News that a joint research project by pharmaceutical companies Biogen and Eisai to develop a new drug to treat Alzheimer's Disease has been stopped is a lesson in why we need pharmaceutical companies to help improve global health.
The drug itself has failed.
Both companies have announced that their clinical trial into the drug, aducanumab, to treat plaques in the brain as a treatment for Alzheimer's Disease has been halted after the trial's independent monitoring committee determined that the drug didn't work.
As a result, Biogen's share price 'plummeted' by 29%, meaning the company lost US$18 billion in one afternoon.
The drug and the companies join a long list of failures in Alzheimer's treatment.
After some initial promise, the trial has joined hundreds of other clinical trials where potential Alzheimer's treatments have failed.
The key thing here is that it's the the private sector that has taken the risk in this failure of innovation.
It's the pharmaceutical companies and their investors that wear the risk here.
It's not the taxpayers, governments, patients, NGOs or activists who have borne the financial cost of this trial to find a cure for Alzheimer's Disease.
It's the investors in the companies that saw their shares drop in value by up to 29% in one afternoon.
These sorts of stories don't often feature in arguments about the role of pharmaceutical companies in global health.
But they should.
We don't usually see governments, payers, insurers, NGOs and activist groups rushing to help pharmaceutical companies and their investors when the companies take a financial bath after taking a chance on a new drug that may help treat patients.
And it's not as if this is a rare occurrence.
If you spend any time reading the industry news, you'll regularly see stories of large and small biotech and pharmaceutical companies seeing their share prices tank after a drug has failed in clinical trials.
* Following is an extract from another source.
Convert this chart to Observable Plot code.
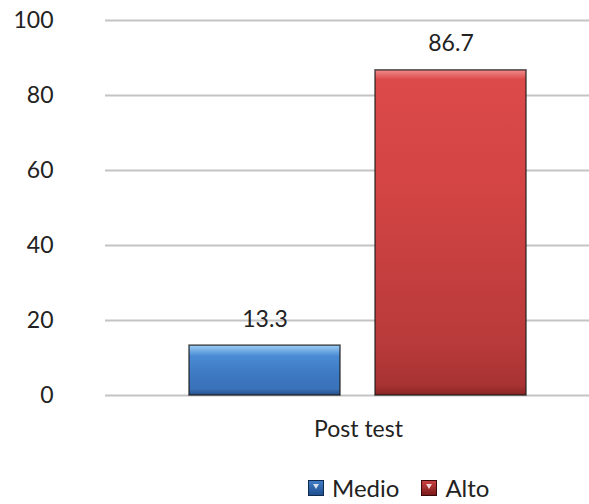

The critics of the life sciences industry usually only focus on the 'successes' and the profits from those successes.
The failures, like this one, are ignored.
Usually, these failures either aren't acknowledged or are seen as someone else's problem.
That approach is fine provided that when companies are successful they get the appropriate rewards for the value their medicines bring.
The good news is that because companies like Biogen and Eisai have been commercially successful in the past and have sufficient cash reserves, they can afford to carry the costs of a failure like this.
Because they've been profitable in the past, the companies have the ability to wear such disappointments in research.
While the broader system of private sector investment and innovation is not perfect - and there's certainly things that need to change - it's this system that has helped give humanity thousands of new drugs over the last half century that treat a range of diseases.
And that's something that deserves more recognition than it usually gets.